Objective ->
What number of lines hold the word "matplotlib"? State that number and nothing besides.

=== Available data ===

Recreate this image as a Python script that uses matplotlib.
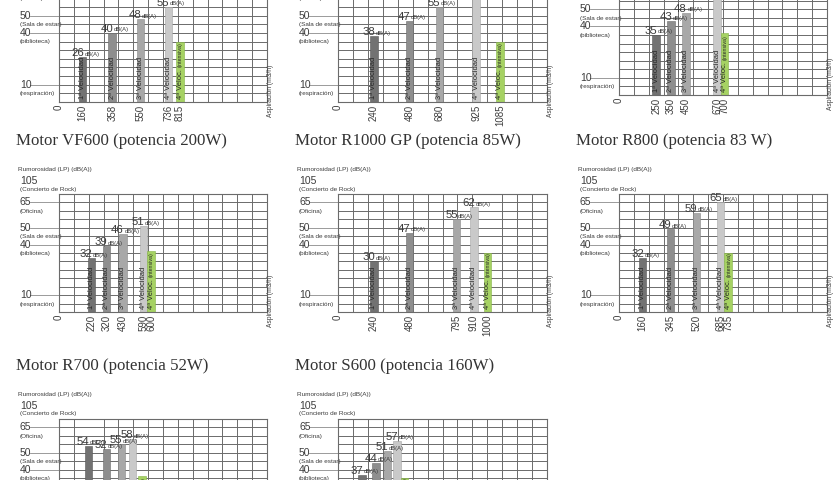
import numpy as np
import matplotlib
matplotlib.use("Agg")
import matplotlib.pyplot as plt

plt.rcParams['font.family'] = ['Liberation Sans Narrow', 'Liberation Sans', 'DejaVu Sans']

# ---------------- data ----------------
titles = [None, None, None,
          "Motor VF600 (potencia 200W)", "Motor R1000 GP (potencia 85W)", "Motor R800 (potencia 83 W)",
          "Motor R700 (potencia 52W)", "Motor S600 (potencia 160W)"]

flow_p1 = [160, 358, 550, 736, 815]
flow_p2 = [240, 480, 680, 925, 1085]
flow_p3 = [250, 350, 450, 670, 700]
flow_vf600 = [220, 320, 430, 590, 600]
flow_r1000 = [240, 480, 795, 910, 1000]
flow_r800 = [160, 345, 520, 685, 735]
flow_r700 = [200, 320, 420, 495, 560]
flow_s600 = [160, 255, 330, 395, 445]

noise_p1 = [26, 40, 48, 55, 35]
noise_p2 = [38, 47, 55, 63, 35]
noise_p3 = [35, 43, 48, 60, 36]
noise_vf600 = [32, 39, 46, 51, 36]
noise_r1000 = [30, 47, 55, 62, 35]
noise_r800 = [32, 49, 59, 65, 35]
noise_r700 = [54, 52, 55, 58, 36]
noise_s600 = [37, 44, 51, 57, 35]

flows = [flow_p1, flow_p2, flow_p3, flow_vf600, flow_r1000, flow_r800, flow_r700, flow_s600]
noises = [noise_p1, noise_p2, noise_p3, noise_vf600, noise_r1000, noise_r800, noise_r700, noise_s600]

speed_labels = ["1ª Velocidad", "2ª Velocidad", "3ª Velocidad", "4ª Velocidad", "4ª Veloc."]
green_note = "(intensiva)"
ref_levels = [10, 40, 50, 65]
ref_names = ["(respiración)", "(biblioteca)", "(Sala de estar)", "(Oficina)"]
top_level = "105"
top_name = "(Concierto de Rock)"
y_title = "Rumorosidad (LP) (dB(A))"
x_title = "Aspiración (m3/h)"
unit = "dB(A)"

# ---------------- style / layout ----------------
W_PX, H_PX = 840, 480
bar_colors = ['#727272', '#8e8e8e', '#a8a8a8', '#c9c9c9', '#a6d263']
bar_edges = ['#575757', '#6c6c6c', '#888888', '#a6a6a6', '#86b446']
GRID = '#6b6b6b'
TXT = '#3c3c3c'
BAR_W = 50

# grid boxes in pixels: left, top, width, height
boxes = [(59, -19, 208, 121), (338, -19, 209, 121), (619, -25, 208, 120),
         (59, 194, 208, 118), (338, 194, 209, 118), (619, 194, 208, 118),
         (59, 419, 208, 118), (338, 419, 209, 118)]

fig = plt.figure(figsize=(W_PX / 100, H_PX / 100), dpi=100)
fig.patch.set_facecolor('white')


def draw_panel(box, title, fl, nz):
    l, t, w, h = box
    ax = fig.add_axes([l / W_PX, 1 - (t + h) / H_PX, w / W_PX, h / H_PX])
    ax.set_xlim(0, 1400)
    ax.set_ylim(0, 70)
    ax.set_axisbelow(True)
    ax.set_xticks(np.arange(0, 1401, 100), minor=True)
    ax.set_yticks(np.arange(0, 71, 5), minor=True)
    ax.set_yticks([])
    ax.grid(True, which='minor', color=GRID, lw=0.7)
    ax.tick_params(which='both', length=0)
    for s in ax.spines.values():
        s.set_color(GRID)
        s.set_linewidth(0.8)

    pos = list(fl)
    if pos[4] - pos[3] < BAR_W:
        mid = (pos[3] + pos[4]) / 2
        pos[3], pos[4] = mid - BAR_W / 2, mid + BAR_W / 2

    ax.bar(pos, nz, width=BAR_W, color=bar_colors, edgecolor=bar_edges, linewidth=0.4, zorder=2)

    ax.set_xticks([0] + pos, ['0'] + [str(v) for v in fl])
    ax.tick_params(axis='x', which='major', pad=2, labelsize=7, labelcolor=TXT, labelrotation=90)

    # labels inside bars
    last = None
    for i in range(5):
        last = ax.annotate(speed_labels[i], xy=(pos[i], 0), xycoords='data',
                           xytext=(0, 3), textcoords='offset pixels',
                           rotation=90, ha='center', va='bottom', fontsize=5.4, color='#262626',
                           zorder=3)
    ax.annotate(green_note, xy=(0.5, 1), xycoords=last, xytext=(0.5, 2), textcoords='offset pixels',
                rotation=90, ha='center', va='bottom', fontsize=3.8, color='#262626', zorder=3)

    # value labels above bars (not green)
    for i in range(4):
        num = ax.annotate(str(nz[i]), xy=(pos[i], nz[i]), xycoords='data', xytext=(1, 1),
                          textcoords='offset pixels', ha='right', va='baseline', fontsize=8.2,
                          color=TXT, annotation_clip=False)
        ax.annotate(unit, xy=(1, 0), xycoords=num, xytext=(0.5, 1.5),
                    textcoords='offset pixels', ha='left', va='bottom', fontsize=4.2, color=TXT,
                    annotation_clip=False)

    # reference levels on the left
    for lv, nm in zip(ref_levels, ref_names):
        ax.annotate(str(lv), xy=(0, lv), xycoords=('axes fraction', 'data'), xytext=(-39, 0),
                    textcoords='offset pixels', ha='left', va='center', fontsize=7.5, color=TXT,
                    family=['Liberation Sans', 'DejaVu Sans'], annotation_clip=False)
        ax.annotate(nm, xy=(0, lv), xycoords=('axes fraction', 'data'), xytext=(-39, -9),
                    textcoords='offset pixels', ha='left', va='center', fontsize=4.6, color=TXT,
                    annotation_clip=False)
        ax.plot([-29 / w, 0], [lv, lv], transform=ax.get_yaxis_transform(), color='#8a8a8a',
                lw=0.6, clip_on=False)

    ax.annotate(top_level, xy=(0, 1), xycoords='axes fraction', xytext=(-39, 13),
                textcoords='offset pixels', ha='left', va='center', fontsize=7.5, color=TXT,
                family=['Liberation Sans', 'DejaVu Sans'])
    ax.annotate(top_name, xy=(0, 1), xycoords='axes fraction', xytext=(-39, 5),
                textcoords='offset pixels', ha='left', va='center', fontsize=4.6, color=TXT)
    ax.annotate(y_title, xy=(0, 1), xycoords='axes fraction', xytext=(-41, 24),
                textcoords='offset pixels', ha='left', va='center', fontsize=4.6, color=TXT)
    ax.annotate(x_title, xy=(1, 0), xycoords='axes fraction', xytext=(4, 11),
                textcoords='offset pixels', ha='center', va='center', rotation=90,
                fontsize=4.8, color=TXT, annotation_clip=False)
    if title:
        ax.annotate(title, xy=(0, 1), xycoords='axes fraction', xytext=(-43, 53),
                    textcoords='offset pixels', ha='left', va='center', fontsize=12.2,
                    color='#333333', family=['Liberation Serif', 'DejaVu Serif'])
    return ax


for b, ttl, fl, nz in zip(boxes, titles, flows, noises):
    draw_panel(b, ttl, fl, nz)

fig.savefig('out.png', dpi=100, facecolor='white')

===

Worked solution ->
4